Work to complete:
Include the line containing "from bokeh.resources import INLINE" and all lines before it, repeated exactly from the listing below, without pictures.
— BEGIN Information shown —
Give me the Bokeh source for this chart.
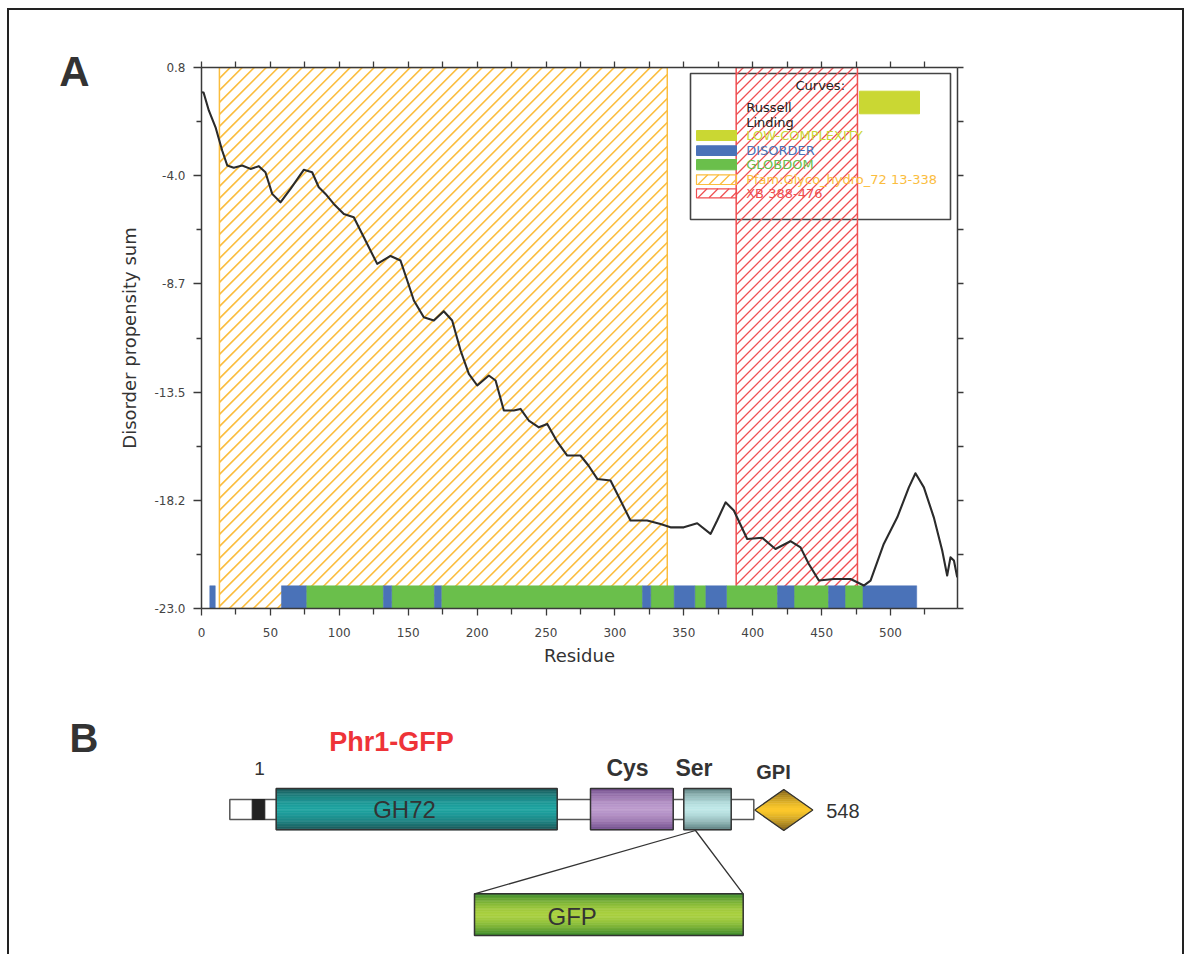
import numpy as np
from bokeh.plotting import figure
from bokeh.models import Range1d, LinearAxis, FixedTicker
from bokeh.layouts import column
from bokeh.core.properties import value
from bokeh.embed import file_html
from bokeh.resources import INLINE

# ---------------- Panel A data ----------------
residue = [0, 1.5, 5.3, 10.2, 15.0, 18.7, 23.4, 29.5, 35.6, 41.6, 46.4, 51.3, 57.3, 64.6, 74.2,
           80.3, 85.1, 90.0, 96.0, 103.3, 110.5, 117.8, 127.5, 137.2, 144.4, 149.3, 154.1, 161.3,
           168.6, 175.8, 181.9, 188.0, 194.0, 200.1, 208.5, 213.4, 219.4, 226.6, 231.5, 237.5,
           244.8, 250.9, 257.6, 265.4, 275.0, 280.8, 287.2, 296.8, 304.1, 311.3, 323.4, 333.1,
           340.3, 350.0, 359.7, 369.4, 374.2, 380.3, 386.3, 396.0, 406.9, 416.5, 427.4, 434.7,
           440.7, 448.0, 458.9, 471.0, 480.6, 485.5, 495.1, 504.9, 513.3, 518.1, 524.2, 531.4,
           537.5, 541.1, 543.5, 546.0, 548.4]
propensity = [-0.29, -0.30, -1.09, -1.83, -2.85, -3.51, -3.61, -3.51, -3.66, -3.54, -3.81, -4.76,
              -5.13, -4.54, -3.70, -3.81, -4.47, -4.76, -5.20, -5.64, -5.79, -6.67, -7.84, -7.49,
              -7.69, -8.57, -9.45, -10.19, -10.33, -9.92, -10.33, -11.65, -12.68, -13.19, -12.75,
              -12.97, -14.29, -14.29, -14.22, -14.73, -15.03, -14.88, -15.61, -16.27, -16.27,
              -16.71, -17.30, -17.37, -18.25, -19.13, -19.13, -19.28, -19.43, -19.43, -19.25,
              -19.72, -19.13, -18.33, -18.69, -19.94, -19.89, -20.38, -20.04, -20.31, -21.04,
              -21.77, -21.70, -21.70, -21.99, -21.77, -20.16, -18.99, -17.67, -17.05, -17.67,
              -18.99, -20.45, -21.55, -20.75, -20.89, -21.63]

disorder_start = [6, 58, 132, 169, 320, 343, 366, 418, 455, 480]
disorder_end = [10, 76, 138, 174, 326, 358, 381, 430, 467, 519]
globdom_start = [76, 138, 174, 326, 358, 381, 430, 467]
globdom_end = [132, 169, 320, 343, 366, 418, 455, 480]

pfam_region = (13, 338)
xb_region = (388, 476)

y_ticks = [0.8, -3.96, -8.72, -13.48, -18.24, -23.0]
y_tick_labels = ["0.8", "-4.0", "-8.7", "-13.5", "-18.2", "-23.0"]
y_minor = [-1.58, -6.34, -11.1, -15.86, -20.62]
x_ticks = list(range(0, 501, 50))
x_minor = list(range(25, 549, 50))
x_top_ticks = list(range(0, 549, 25))

legend_labels = ["LOW-COMPLEXITY", "DISORDER", "GLOBDOM", "Pfam:Glyco_hydro_72 13-338", "XB 388-476"]

# ---------------- Panel B data (schematic, picture-pixel units) ----------------
domain_names = ["GH72", "Cys", "Ser"]
domain_x0 = [275.7, 590.0, 683.3]
domain_x1 = [556.7, 672.7, 730.7]

# ---------------- colours ----------------
C_ORANGE = "#fbbd3e"
C_RED = "#ef4f52"
C_BLUE = "#4a72b8"
C_GREEN = "#6abf4b"
C_LOWC = "#cad733"
AX = "#3a3a3a"
TXT = "#333333"

X_LO, X_HI = 0, 548.6
Y_LO, Y_HI = -23.0, 0.8

W = 1173
HA, HB = 690, 254
ML, MR = 192, 225

pA = figure(width=W, height=HA, x_range=Range1d(X_LO, X_HI), y_range=Range1d(Y_LO, Y_HI),
            output_backend="svg", toolbar_location=None,
            min_border_left=ML, min_border_right=MR, min_border_top=57, min_border_bottom=92)
pA.xgrid.visible = False
pA.ygrid.visible = False
pA.outline_line_color = None

# frame pixel <-> data helpers (legend layout and hatching only)
FR_L, FR_R, FR_T, FR_B = 201, 957, 67, 608
SX = (FR_R - FR_L) / (X_HI - X_LO)
SY = (FR_B - FR_T) / (Y_HI - Y_LO)
def rx(px):
    return X_LO + (px - FR_L) / SX
def ry(py):
    return Y_HI - (py - FR_T) / SY


def hatch_segments(x0, x1, y0, y1, spacing):
    """45-degree '/' hatch lines (in screen space) clipped to a data rectangle."""
    X0, X1 = (x0 - X_LO) * SX, (x1 - X_LO) * SX
    Y0, Y1 = (y0 - Y_LO) * SY, (y1 - Y_LO) * SY
    a0, b0, a1, b1 = [], [], [], []
    for c in np.arange(Y0 - X1 + spacing / 2, Y1 - X0, spacing):
        xa = max(X0, Y0 - c)
        xb = min(X1, Y1 - c)
        if xb > xa:
            a0.append(xa / SX + X_LO); b0.append((xa + c) / SY + Y_LO)
            a1.append(xb / SX + X_LO); b1.append((xb + c) / SY + Y_LO)
    return a0, b0, a1, b1


# axes
xa = pA.xaxis[0]
xa.ticker = FixedTicker(ticks=x_ticks, minor_ticks=x_minor)
xa.axis_label = "Residue"
ya = pA.yaxis[0]
ya.ticker = FixedTicker(ticks=y_ticks, minor_ticks=y_minor)
ya.major_label_overrides = {t: l for t, l in zip(y_ticks, y_tick_labels)}
ya.axis_label = "Disorder propensity sum"

for ax in (xa, ya):
    ax.axis_line_color = AX
    ax.axis_line_width = 1.5
    ax.major_tick_line_color = AX
    ax.minor_tick_line_color = AX
    ax.major_tick_line_width = 1.3
    ax.minor_tick_line_width = 1.3
    ax.major_tick_in = 0
    ax.minor_tick_in = 0
    ax.major_label_text_font = "DejaVu Sans"
    ax.major_label_text_font_size = "12px"
    ax.major_label_text_color = "#444444"
    ax.axis_label_text_font = "DejaVu Sans"
    ax.axis_label_text_font_size = "18px"
    ax.axis_label_text_font_style = "normal"
    ax.axis_label_text_color = TXT
xa.major_tick_out = 7
xa.minor_tick_out = 6
xa.major_label_standoff = 12
xa.axis_label_standoff = 5
ya.major_tick_out = 8
ya.minor_tick_out = 5
ya.major_label_standoff = 8
ya.axis_label_standoff = 11

right_ax = LinearAxis(ticker=FixedTicker(ticks=y_ticks + y_minor, minor_ticks=[]),
                      major_label_overrides={t: "" for t in y_ticks + y_minor},
                      major_label_standoff=0)
top_ax = LinearAxis(ticker=FixedTicker(ticks=x_top_ticks, minor_ticks=[]),
                    major_label_overrides={t: "" for t in x_top_ticks},
                    major_label_standoff=0)
for ax in (right_ax, top_ax):
    ax.axis_line_color = AX
    ax.axis_line_width = 1.5
    ax.major_tick_line_color = AX
    ax.major_tick_line_width = 1.3
    ax.major_tick_in = 0
    ax.major_tick_out = 6
    ax.minor_tick_line_color = None
pA.add_layout(right_ax, "right")
pA.add_layout(top_ax, "above")

# panel letter "A" as an outer left axis label
a_pos = ry(71)
letter_a = LinearAxis(ticker=FixedTicker(ticks=[a_pos], minor_ticks=[]),
                      major_label_overrides={a_pos: "A"}, axis_line_color=None,
                      major_tick_line_color=None, minor_tick_line_color=None,
                      major_label_standoff=21, major_label_text_font="Liberation Sans",
                      major_label_text_font_size="42px", major_label_text_font_style="bold",
                      major_label_text_color=TXT)
pA.add_layout(letter_a, "left")

# legend frame (under the hatching)
pA.quad(left=[rx(690)], right=[rx(950)], top=[ry(73)], bottom=[ry(219)],
        fill_color=None, line_color="#444444", line_width=1.6)

# hatched domain regions
for (r0, r1), col, sp, lw in ((pfam_region, C_ORANGE, 12.0, 1.6), (xb_region, C_RED, 10.0, 1.3)):
    s = hatch_segments(r0, r1, Y_LO, Y_HI, sp)
    pA.segment(x0=s[0], y0=s[1], x1=s[2], y1=s[3], line_color=col, line_width=lw)
    pA.quad(left=[r0], right=[r1], top=[Y_HI], bottom=[Y_LO], fill_color=None,
            line_color=col, line_width=1.5)

# bottom prediction bars
BAR_B, BAR_T = -23.0, -22.0
pA.quad(left=globdom_start, right=globdom_end, bottom=BAR_B, top=BAR_T,
        fill_color=C_GREEN, line_color=C_GREEN, line_width=0.5)
pA.quad(left=disorder_start, right=disorder_end, bottom=BAR_B, top=BAR_T,
        fill_color=C_BLUE, line_color=C_BLUE, line_width=0.5)

# disorder propensity curve
pA.line(residue, propensity, line_color="#2b2b2b", line_width=2.1, line_join="round")

# legend contents
LF = value("DejaVu Sans")
pA.text(x=[rx(795)], y=[ry(85)], text=["Curves:"], text_font=LF, text_font_size="13px",
        text_color="#222222", text_baseline="middle", text_align="left")
pA.text(x=[rx(745.7), rx(745.7)], y=[ry(106.5), ry(121.5)], text=["Russell", "Linding"],
        text_font=LF, text_font_size="13px", text_color="#222222",
        text_baseline="middle", text_align="left")
pA.quad(left=[rx(859)], right=[rx(919)], top=[ry(90.7)], bottom=[ry(113.3)],
        fill_color=C_LOWC, line_color=C_LOWC)

sw_top = [130, 145.3, 159, 174.3, 188.3]
sw_bot = [140, 155, 169.3, 184, 197.3]
sw_txt_y = [134.5, 149.5, 164, 179, 193]
sw_cols = [C_LOWC, C_BLUE, C_GREEN, C_ORANGE, C_RED]
for i in range(3):
    pA.quad(left=[rx(696)], right=[rx(736)], top=[ry(sw_top[i])], bottom=[ry(sw_bot[i])],
            fill_color=sw_cols[i], line_color=sw_cols[i])
for i in (3, 4):
    s = hatch_segments(rx(696), rx(736), ry(sw_bot[i]), ry(sw_top[i]), 11.0)
    pA.segment(x0=s[0], y0=s[1], x1=s[2], y1=s[3], line_color=sw_cols[i], line_width=1.3)
    pA.quad(left=[rx(696)], right=[rx(736)], top=[ry(sw_top[i])], bottom=[ry(sw_bot[i])],
            fill_color=None, line_color=sw_cols[i], line_width=1.2)
pA.text(x=[rx(745.7)] * 5, y=[ry(v) for v in sw_txt_y], text=legend_labels,
        text_font=LF, text_font_size="13px", text_color=sw_cols,
        text_baseline="middle", text_align="left")

# ---------------- Panel B ----------------
pB = figure(width=W, height=HB, x_range=Range1d(FR_L, FR_R), y_range=Range1d(700 + HB, 700),
            output_backend="svg", toolbar_location=None, x_axis_type=None, y_axis_type=None,
            min_border_left=ML, min_border_right=MR, min_border_top=0, min_border_bottom=0)
pB.xgrid.visible = False
pB.ygrid.visible = False
pB.outline_line_color = None

letter_b = LinearAxis(ticker=FixedTicker(ticks=[707], minor_ticks=[]),
                      major_label_overrides={707: "B"}, axis_line_color=None,
                      major_tick_line_color=None, minor_tick_line_color=None,
                      major_label_standoff=97, major_label_text_font="Liberation Sans",
                      major_label_text_font_size="40px", major_label_text_font_style="bold",
                      major_label_text_color=TXT)
pB.add_layout(letter_b, "left")


def hx(c):
    c = c.lstrip("#")
    return np.array([int(c[i:i + 2], 16) for i in (0, 2, 4)], dtype=float)


def mix(c1, c2, t):
    a, b = hx(c1), hx(c2)
    r = a + (b - a) * t
    return "#%02x%02x%02x" % tuple(int(round(v)) for v in r)


def grad_box(p, x0, x1, y0, y1, edge, mid, n=26, outline="#333333"):
    ys = np.linspace(y0, y1, n + 1)
    yc = (y0 + y1) / 2.0
    hh = (y1 - y0) / 2.0
    cols = []
    for i in range(n):
        t = abs((ys[i] + ys[i + 1]) / 2 - yc) / hh
        cols.append(mix(mid, edge, t ** 1.7))
    p.quad(left=x0, right=x1, top=list(ys[:-1]), bottom=list(ys[1:]),
           fill_color=cols, line_color=cols, line_width=0.6)
    p.quad(left=[x0], right=[x1], top=[y0], bottom=[y1], fill_color=None,
           line_color=outline, line_width=1.5)


# backbone
BB_Y0, BB_Y1 = 799, 819
pB.quad(left=[229.3], right=[753.3], top=[BB_Y0], bottom=[BB_Y1], fill_color="white",
        line_color="#555555", line_width=1.5)
pB.quad(left=[251.7], right=[264.3], top=[BB_Y0], bottom=[BB_Y1], fill_color="#222222",
        line_color="#222222", line_width=1)

DOM_Y0, DOM_Y1 = 788, 829.3
dom_edge = ["#1b5657", "#714c8c", "#5a7d7e"]
dom_mid = ["#1fa3a0", "#bc9acd", "#bfe7e7"]
for x0, x1, e, m in zip(domain_x0, domain_x1, dom_edge, dom_mid):
    grad_box(pB, x0, x1, DOM_Y0, DOM_Y1, e, m)

# GPI diamond
cx, cy, hw, hh = 783.3, 809.5, 29.0, 20.5
nb = 20
ys = np.linspace(cy - hh, cy + hh, nb + 1)
def wd(y):
    return hw * (1 - abs(y - cy) / hh)
xs_list, ys_list, dcols = [], [], []
for i in range(nb):
    ya_, yb_ = ys[i], ys[i + 1]
    xs_list.append([cx - wd(ya_), cx + wd(ya_), cx + wd(yb_), cx - wd(yb_)])
    ys_list.append([ya_, ya_, yb_, yb_])
    t = abs((ya_ + yb_) / 2 - cy) / hh
    dcols.append(mix("#fdca2c", "#7a5c18", t ** 1.4))
pB.patches(xs_list, ys_list, fill_color=dcols, line_color=dcols, line_width=0.6)
pB.patch([cx - hw, cx, cx + hw, cx], [cy, cy - hh, cy, cy + hh], fill_color=None,
         line_color="#333333", line_width=1.3)

# GFP insertion
grad_box(pB, 474.0, 742.7, 893.3, 935.0, "#3a882c", "#a9d040")
pB.line([474.0, 695.0, 742.7], [893.3, 830.0, 893.3], line_color="#333333", line_width=1.3)

BF = value("Liberation Sans")
pB.text(x=[404], y=[808.5], text=["GH72"], text_font=BF, text_font_size="24px",
        text_color=TXT, text_align="center", text_baseline="middle")
pB.text(x=[571.7], y=[915.7], text=["GFP"], text_font=BF, text_font_size="24px",
        text_color=TXT, text_align="center", text_baseline="middle")
pB.text(x=[627, 693.5], y=[767, 767], text=["Cys", "Ser"], text_font=BF,
        text_font_size="23px", text_font_style="bold", text_color=TXT,
        text_align="center", text_baseline="middle")
pB.text(x=[773], y=[771], text=["GPI"], text_font=BF, text_font_size="20px",
        text_font_style="bold", text_color=TXT, text_align="center", text_baseline="middle")
pB.text(x=[259], y=[768], text=["1"], text_font=BF, text_font_size="19px",
        text_color=TXT, text_align="center", text_baseline="middle")
pB.text(x=[825.7], y=[810.5], text=["548"], text_font=BF, text_font_size="20px",
        text_color=TXT, text_align="left", text_baseline="middle")
pB.text(x=[391], y=[741], text=["Phr1-GFP"], text_font=BF, text_font_size="27px",
        text_font_style="bold", text_color="#ee3338", text_align="center",
        text_baseline="middle")

inner = column(pA, pB, styles={"border-top": "2px solid #222",
                               "border-left": "2px solid #222",
                               "border-right": "2px solid #222"})
layout = column(inner, styles={"padding-left": "7px", "padding-top": "8px"})

open("out.html", "w").write(file_html(layout, INLINE))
— END Information shown —
Output below:
Give me the Bokeh source for this chart.
import numpy as np
from bokeh.plotting import figure
from bokeh.models import Range1d, LinearAxis, FixedTicker
from bokeh.layouts import column
from bokeh.core.properties import value
from bokeh.embed import file_html
from bokeh.resources import INLINE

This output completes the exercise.